TEMPO.CO, Jakarta - Menteri Perindustrian atau Menperin Agus Gumiwang Kartasasmita telah bertemu dengan perusahaan industri kimia asal Jepang, Sojitz Corporation, untuk membahas pengembangan industri methanol di Indonesia.
“Dalam pertemuan tadi, Sojitz menyatakan ketertarikan untuk mengembangkan industri methanol dan ammonia di Kawasan Industri Teluk Bintuni yang akan menyerap investasi sekitar US$ 5 miliar,” ujar Agus dalam keterangan tertulis, Sabtu, 13 Maret 2021.
Baca Juga: Menperin: Belum Ada Negosiasi dengan Tesla, Bagaimana Bisa Dianggap Macet?
Menurut dia, kebutuhan methanol saat ini semakin meningkat. Ke depannya, ia melihat industri methanol memegang peranan yang sangat penting bagi pengembangan industri di hilirnya.
Pada pertemuan dengan Presiden dan CEO Sojitz Corporation Fujimoto Masayoshi, Agus menyampaikan bahwa proyek Bintuni masuk sebagai Proyek Strategis Nasional (PSN), sehingga akan memperoleh kemudahan serta berbagai insentif dari Pemerintah.
“Proyek petrokimia di Teluk Bintuni akan menjadi yang terbesar dengan luas sekitar 2.000 Hektare. Kami akan membahasnya lebih lanjut pada kunjungan selanjutnya di bulan Mei mendatang,” ujarnya.
Bisnis Sojitz Corporation di Indonesia meliputi perusahaan Kaltim Methanol Industri (KMI) di Bontang, Kalimantan Timur yang merupakan satu-satunya produsen methanol di Indonesia. Perusahaan tersebut berkapasitas produksi 660.000 metrics ton per tahun. “Dengan kebutuhan methanol di dalam negeri yang mencapai sekitar dua juta ton, pembangunan pabrik methanol baru amat dibutuhkan,” tutur Agus.
Bahan baku methanol sangat dibutuhkan, antara lain dalam industri tekstil, plastik, resin sintetis, farmasi, insektisida, plywood. Metanol juga sangat berperan sebagai antifreeze dan inhibitor dalam kegiatan migas. Selain itu, Agus berujar methanol juga merupakan salah satu bahan baku untuk pembuatan biodiesel. “Di tahun 2020, permintaan akan methanol juga meningkat dengan penerapan mandatory biodiesel B30.”

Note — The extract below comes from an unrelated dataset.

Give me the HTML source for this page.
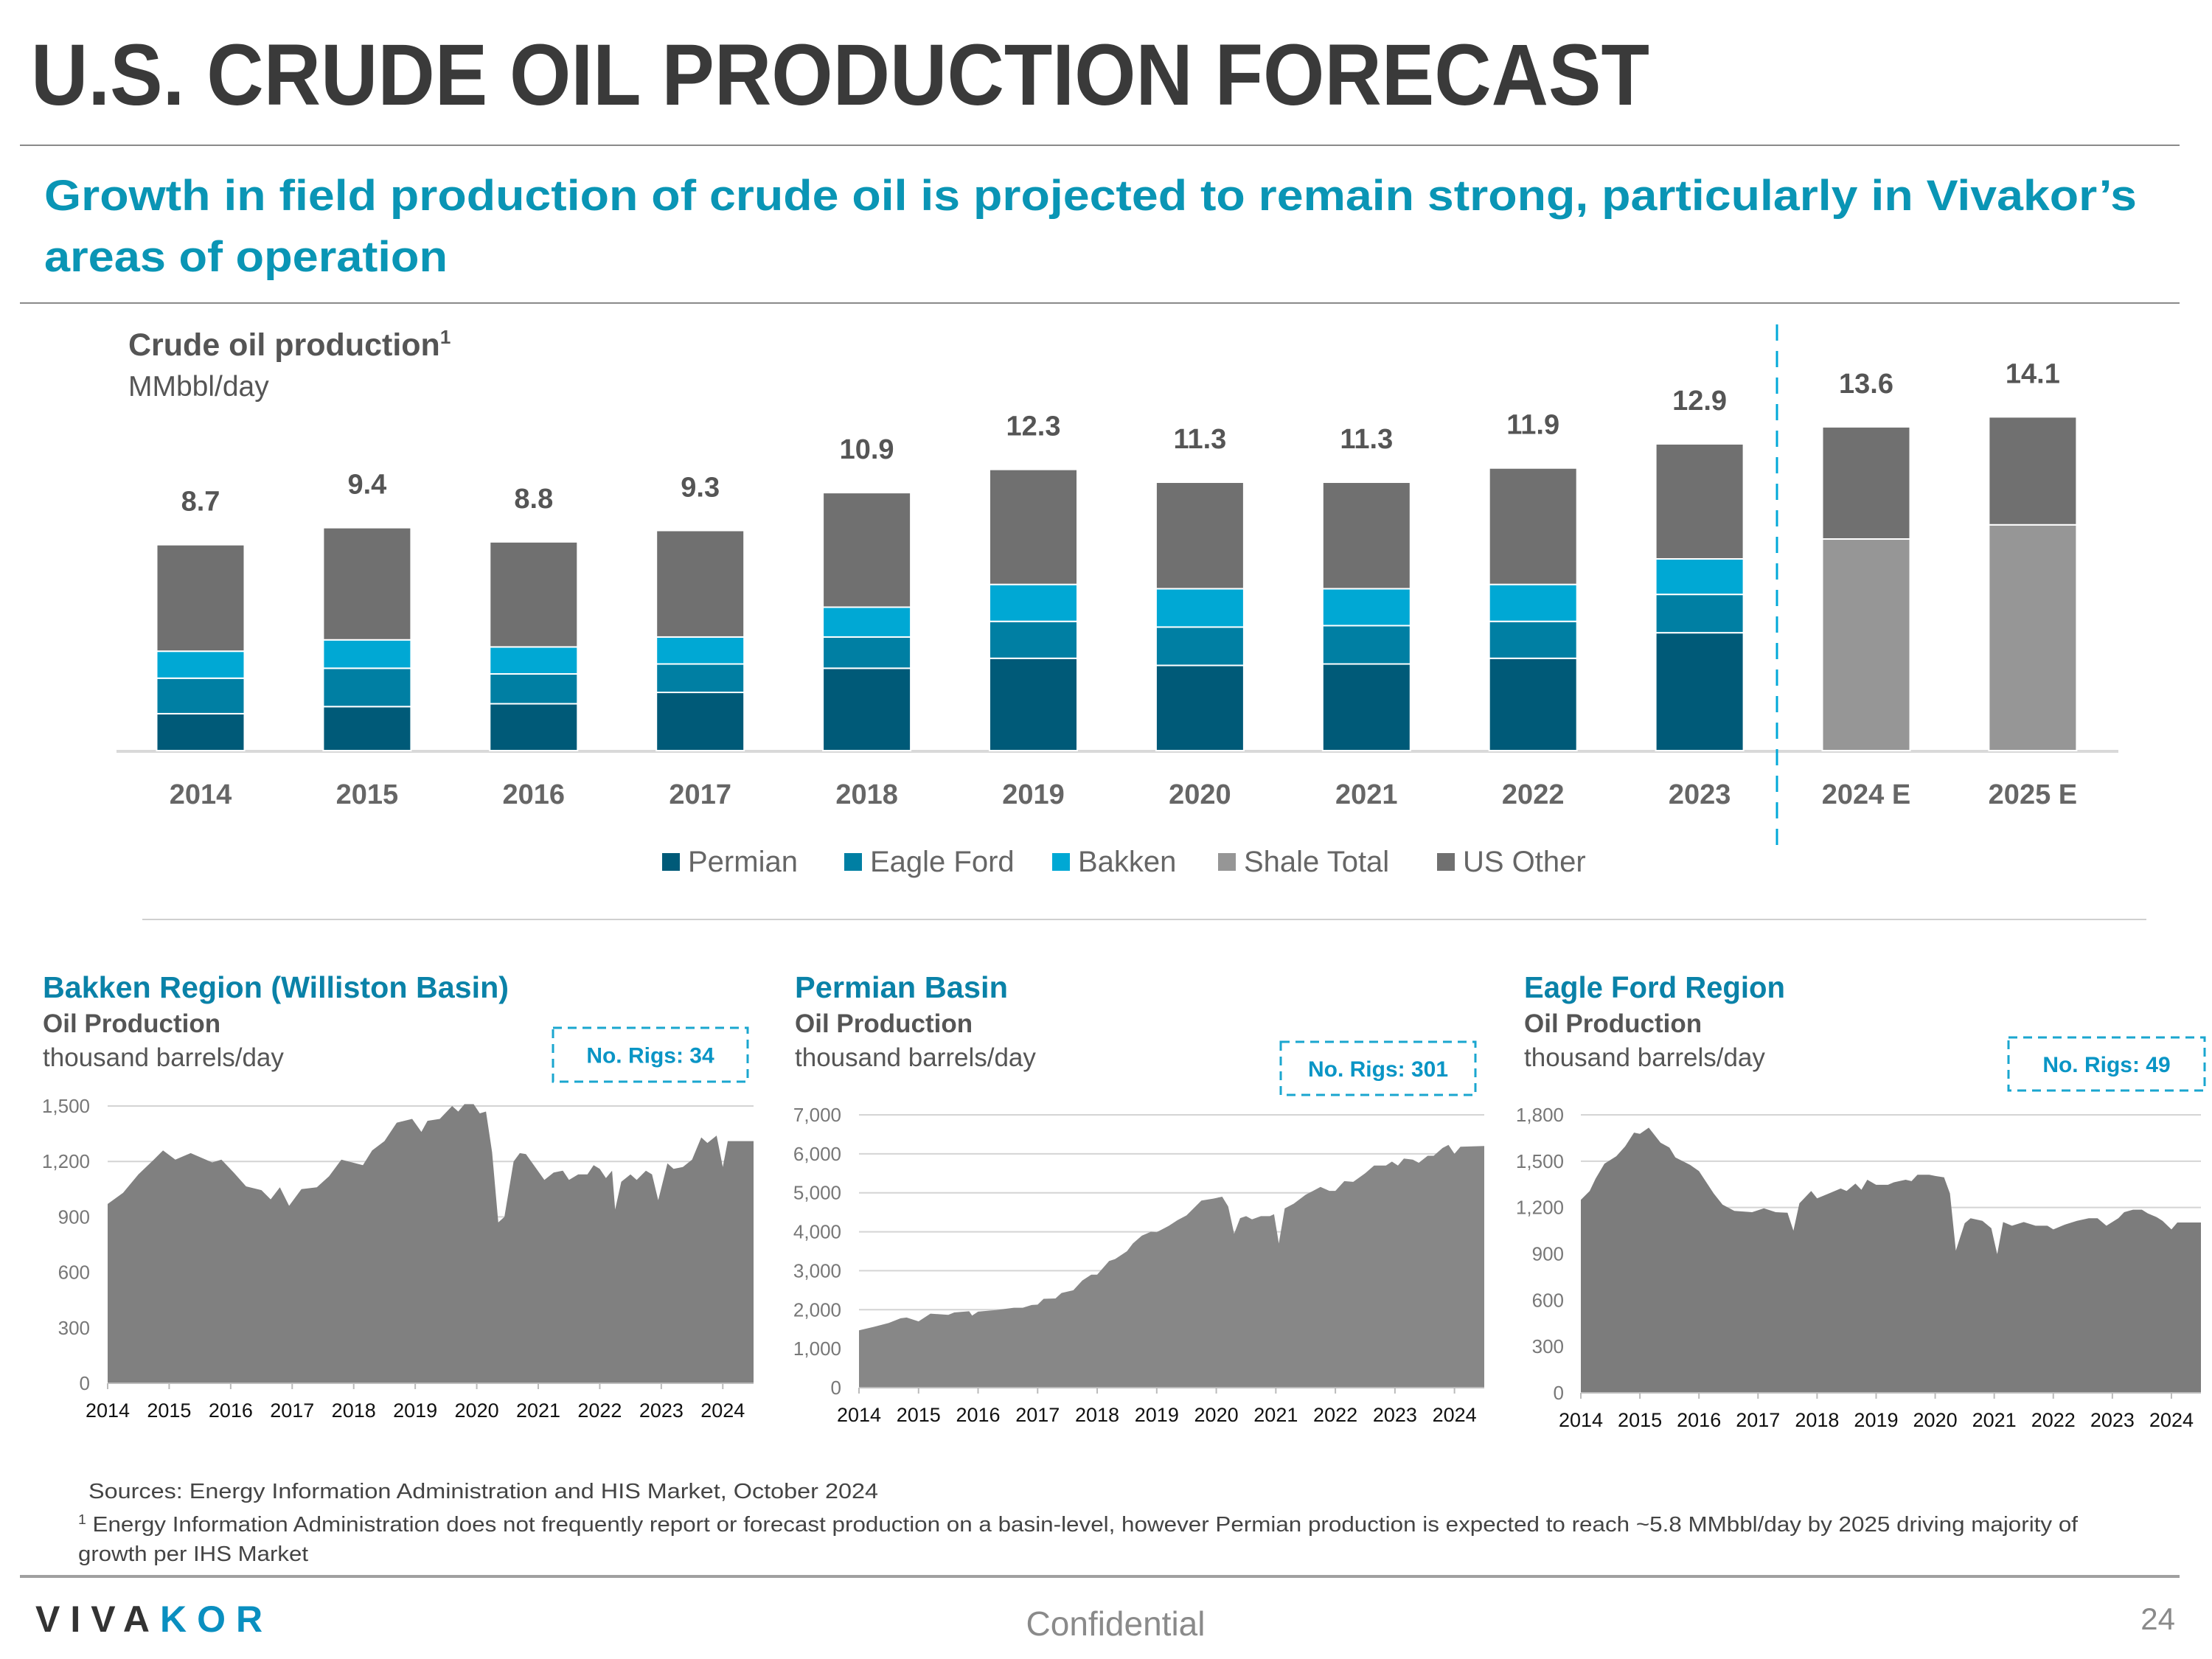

Guna merealisasikan proyek pembangunan pabrik methanol kedua tersebut, diperlukan dukungan penuh kedua Pemerintah dalam pengembangan industri petrokimia di Bintuni. Kawasan industri ini dikembangkan secara multiyear dengan menggunakan KPBU (Kerjasama Pemerintah Badan Usaha).
Pembangunan infrastruktur di kawasan tersebut ditargetkan bisa dilaksanakan pada tahun ini dan dilanjutkan pembangunan pabrik-pabrik pada 2022, sehingga tenant bisa mulai berproduksi pada 2024.
Pada kesempatan tersebut, Agus juga mengundang Sojitz untuk berinvestasi pada industri soda ash sebagai hilirisasi dari ammonia, di samping sebagai pengurangan emisi CO2 pada pembakaran batubara yang akan dikembangkan oleh Sojitz. “Pemerintah akan memberikan insentif tertentu bagi industri pioner seperti soda ash,” ujar Menperin.